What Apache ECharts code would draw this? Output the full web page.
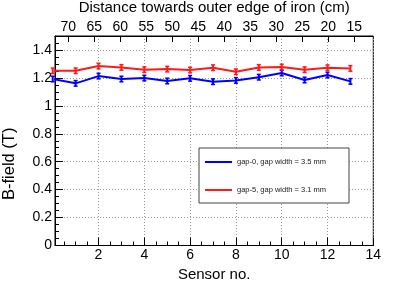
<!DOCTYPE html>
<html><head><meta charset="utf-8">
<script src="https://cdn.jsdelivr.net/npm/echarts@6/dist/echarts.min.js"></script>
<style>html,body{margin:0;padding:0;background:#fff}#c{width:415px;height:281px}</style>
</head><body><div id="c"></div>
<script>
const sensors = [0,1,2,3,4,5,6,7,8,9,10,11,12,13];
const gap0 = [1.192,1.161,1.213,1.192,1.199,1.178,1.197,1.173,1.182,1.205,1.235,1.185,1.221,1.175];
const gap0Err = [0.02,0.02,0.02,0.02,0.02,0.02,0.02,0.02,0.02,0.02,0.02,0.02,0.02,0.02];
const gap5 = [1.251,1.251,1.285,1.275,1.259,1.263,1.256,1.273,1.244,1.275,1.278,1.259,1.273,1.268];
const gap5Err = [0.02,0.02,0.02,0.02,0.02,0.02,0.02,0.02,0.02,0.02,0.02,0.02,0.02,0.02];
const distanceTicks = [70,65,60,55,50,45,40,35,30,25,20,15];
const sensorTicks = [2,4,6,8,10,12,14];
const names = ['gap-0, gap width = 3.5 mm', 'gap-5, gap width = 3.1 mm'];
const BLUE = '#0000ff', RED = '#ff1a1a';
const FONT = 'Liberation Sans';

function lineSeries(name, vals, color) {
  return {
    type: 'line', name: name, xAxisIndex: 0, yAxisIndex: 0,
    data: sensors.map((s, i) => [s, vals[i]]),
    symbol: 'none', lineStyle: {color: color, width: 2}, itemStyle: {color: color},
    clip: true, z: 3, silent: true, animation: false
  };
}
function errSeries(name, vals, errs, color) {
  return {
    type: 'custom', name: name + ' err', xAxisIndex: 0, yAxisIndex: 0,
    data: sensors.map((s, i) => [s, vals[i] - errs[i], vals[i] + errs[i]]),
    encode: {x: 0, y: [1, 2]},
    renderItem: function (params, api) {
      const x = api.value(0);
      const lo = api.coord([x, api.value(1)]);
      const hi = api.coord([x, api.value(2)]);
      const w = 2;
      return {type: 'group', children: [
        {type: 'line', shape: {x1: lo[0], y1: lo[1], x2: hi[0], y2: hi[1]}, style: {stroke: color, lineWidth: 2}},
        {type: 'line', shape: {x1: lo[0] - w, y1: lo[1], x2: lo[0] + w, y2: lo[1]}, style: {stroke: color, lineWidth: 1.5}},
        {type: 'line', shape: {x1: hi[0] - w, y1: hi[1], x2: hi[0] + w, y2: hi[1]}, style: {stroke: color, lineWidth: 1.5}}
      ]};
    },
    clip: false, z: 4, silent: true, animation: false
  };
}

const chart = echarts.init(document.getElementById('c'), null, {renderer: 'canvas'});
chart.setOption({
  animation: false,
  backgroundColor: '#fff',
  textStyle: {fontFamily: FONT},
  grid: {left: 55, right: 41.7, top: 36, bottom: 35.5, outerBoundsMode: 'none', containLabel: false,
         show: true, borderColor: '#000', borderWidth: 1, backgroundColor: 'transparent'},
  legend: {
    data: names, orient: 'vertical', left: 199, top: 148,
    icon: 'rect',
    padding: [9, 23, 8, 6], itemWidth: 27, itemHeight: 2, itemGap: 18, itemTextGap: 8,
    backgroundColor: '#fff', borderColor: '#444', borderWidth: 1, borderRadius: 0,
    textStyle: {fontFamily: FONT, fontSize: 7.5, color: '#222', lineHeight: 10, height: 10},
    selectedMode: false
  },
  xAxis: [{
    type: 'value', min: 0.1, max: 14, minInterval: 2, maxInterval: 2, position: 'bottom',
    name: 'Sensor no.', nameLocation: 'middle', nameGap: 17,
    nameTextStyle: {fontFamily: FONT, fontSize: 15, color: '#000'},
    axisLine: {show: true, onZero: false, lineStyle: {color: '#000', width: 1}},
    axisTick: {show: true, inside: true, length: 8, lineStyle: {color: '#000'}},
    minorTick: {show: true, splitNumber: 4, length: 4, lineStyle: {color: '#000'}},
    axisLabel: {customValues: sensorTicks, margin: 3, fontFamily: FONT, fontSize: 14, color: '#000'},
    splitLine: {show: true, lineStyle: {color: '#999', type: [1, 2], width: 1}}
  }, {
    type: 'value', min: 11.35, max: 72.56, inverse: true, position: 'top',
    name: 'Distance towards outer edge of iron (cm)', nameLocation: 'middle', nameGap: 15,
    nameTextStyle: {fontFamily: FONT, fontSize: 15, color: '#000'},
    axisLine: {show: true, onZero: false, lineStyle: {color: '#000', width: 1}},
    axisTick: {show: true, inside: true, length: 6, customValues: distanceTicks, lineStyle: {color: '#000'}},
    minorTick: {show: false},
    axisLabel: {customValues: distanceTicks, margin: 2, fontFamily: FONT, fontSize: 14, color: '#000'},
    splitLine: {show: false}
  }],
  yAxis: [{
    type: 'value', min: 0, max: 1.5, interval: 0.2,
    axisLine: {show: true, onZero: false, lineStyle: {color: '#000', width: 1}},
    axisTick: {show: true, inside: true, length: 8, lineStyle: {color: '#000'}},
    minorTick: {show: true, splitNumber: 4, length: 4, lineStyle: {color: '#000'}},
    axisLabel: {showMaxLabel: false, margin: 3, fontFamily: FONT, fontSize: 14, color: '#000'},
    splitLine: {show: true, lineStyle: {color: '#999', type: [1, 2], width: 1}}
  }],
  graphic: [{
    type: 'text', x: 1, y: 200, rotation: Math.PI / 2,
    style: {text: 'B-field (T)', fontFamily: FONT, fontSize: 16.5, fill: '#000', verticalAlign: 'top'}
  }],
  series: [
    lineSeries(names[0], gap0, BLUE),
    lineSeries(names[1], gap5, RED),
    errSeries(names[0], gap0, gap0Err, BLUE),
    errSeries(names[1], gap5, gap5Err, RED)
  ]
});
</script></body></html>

----

WHAT TO DO =>
Extract every line of the data exactly; pictures stay out.

EXERCISE RESULT =>
What Apache ECharts code would draw this? Output the full web page.
<!DOCTYPE html>
<html><head><meta charset="utf-8">
<script src="https://cdn.jsdelivr.net/npm/echarts@6/dist/echarts.min.js"></script>
<style>html,body{margin:0;padding:0;background:#fff}#c{width:415px;height:281px}</style>
</head><body><div id="c"></div>
<script>
const sensors = [0,1,2,3,4,5,6,7,8,9,10,11,12,13];
const gap0 = [1.192,1.161,1.213,1.192,1.199,1.178,1.197,1.173,1.182,1.205,1.235,1.185,1.221,1.175];
const gap0Err = [0.02,0.02,0.02,0.02,0.02,0.02,0.02,0.02,0.02,0.02,0.02,0.02,0.02,0.02];
const gap5 = [1.251,1.251,1.285,1.275,1.259,1.263,1.256,1.273,1.244,1.275,1.278,1.259,1.273,1.268];
const gap5Err = [0.02,0.02,0.02,0.02,0.02,0.02,0.02,0.02,0.02,0.02,0.02,0.02,0.02,0.02];
const distanceTicks = [70,65,60,55,50,45,40,35,30,25,20,15];
const sensorTicks = [2,4,6,8,10,12,14];
const names = ['gap-0, gap width = 3.5 mm', 'gap-5, gap width = 3.1 mm'];
const BLUE = '#0000ff', RED = '#ff1a1a';
const FONT = 'Liberation Sans';

function lineSeries(name, vals, color) {
  return {
    type: 'line', name: name, xAxisIndex: 0, yAxisIndex: 0,
    data: sensors.map((s, i) => [s, vals[i]]),
    symbol: 'none', lineStyle: {color: color, width: 2}, itemStyle: {color: color},
    clip: true, z: 3, silent: true, animation: false
  };
}
function errSeries(name, vals, errs, color) {
  return {
    type: 'custom', name: name + ' err', xAxisIndex: 0, yAxisIndex: 0,
    data: sensors.map((s, i) => [s, vals[i] - errs[i], vals[i] + errs[i]]),
    encode: {x: 0, y: [1, 2]},
    renderItem: function (params, api) {
      const x = api.value(0);
      const lo = api.coord([x, api.value(1)]);
      const hi = api.coord([x, api.value(2)]);
      const w = 2;
      return {type: 'group', children: [
        {type: 'line', shape: {x1: lo[0], y1: lo[1], x2: hi[0], y2: hi[1]}, style: {stroke: color, lineWidth: 2}},
        {type: 'line', shape: {x1: lo[0] - w, y1: lo[1], x2: lo[0] + w, y2: lo[1]}, style: {stroke: color, lineWidth: 1.5}},
        {type: 'line', shape: {x1: hi[0] - w, y1: hi[1], x2: hi[0] + w, y2: hi[1]}, style: {stroke: color, lineWidth: 1.5}}
      ]};
    },
    clip: false, z: 4, silent: true, animation: false
  };
}

const chart = echarts.init(document.getElementById('c'), null, {renderer: 'canvas'});
chart.setOption({
  animation: false,
  backgroundColor: '#fff',
  textStyle: {fontFamily: FONT},
  grid: {left: 55, right: 41.7, top: 36, bottom: 35.5, outerBoundsMode: 'none', containLabel: false,
         show: true, borderColor: '#000', borderWidth: 1, backgroundColor: 'transparent'},
  legend: {
    data: names, orient: 'vertical', left: 199, top: 148,
    icon: 'rect',
    padding: [9, 23, 8, 6], itemWidth: 27, itemHeight: 2, itemGap: 18, itemTextGap: 8,
    backgroundColor: '#fff', borderColor: '#444', borderWidth: 1, borderRadius: 0,
    textStyle: {fontFamily: FONT, fontSize: 7.5, color: '#222', lineHeight: 10, height: 10},
    selectedMode: false
  },
  xAxis: [{
    type: 'value', min: 0.1, max: 14, minInterval: 2, maxInterval: 2, position: 'bottom',
    name: 'Sensor no.', nameLocation: 'middle', nameGap: 17,
    nameTextStyle: {fontFamily: FONT, fontSize: 15, color: '#000'},
    axisLine: {show: true, onZero: false, lineStyle: {color: '#000', width: 1}},
    axisTick: {show: true, inside: true, length: 8, lineStyle: {color: '#000'}},
    minorTick: {show: true, splitNumber: 4, length: 4, lineStyle: {color: '#000'}},
    axisLabel: {customValues: sensorTicks, margin: 3, fontFamily: FONT, fontSize: 14, color: '#000'},
    splitLine: {show: true, lineStyle: {color: '#999', type: [1, 2], width: 1}}
  }, {
    type: 'value', min: 11.35, max: 72.56, inverse: true, position: 'top',
    name: 'Distance towards outer edge of iron (cm)', nameLocation: 'middle', nameGap: 15,
    nameTextStyle: {fontFamily: FONT, fontSize: 15, color: '#000'},
    axisLine: {show: true, onZero: false, lineStyle: {color: '#000', width: 1}},
    axisTick: {show: true, inside: true, length: 6, customValues: distanceTicks, lineStyle: {color: '#000'}},
    minorTick: {show: false},
    axisLabel: {customValues: distanceTicks, margin: 2, fontFamily: FONT, fontSize: 14, color: '#000'},
    splitLine: {show: false}
  }],
  yAxis: [{
    type: 'value', min: 0, max: 1.5, interval: 0.2,
    axisLine: {show: true, onZero: false, lineStyle: {color: '#000', width: 1}},
    axisTick: {show: true, inside: true, length: 8, lineStyle: {color: '#000'}},
    minorTick: {show: true, splitNumber: 4, length: 4, lineStyle: {color: '#000'}},
    axisLabel: {showMaxLabel: false, margin: 3, fontFamily: FONT, fontSize: 14, color: '#000'},
    splitLine: {show: true, lineStyle: {color: '#999', type: [1, 2], width: 1}}
  }],
  graphic: [{
    type: 'text', x: 1, y: 200, rotation: Math.PI / 2,
    style: {text: 'B-field (T)', fontFamily: FONT, fontSize: 16.5, fill: '#000', verticalAlign: 'top'}
  }],
  series: [
    lineSeries(names[0], gap0, BLUE),
    lineSeries(names[1], gap5, RED),
    errSeries(names[0], gap0, gap0Err, BLUE),
    errSeries(names[1], gap5, gap5Err, RED)
  ]
});
</script></body></html>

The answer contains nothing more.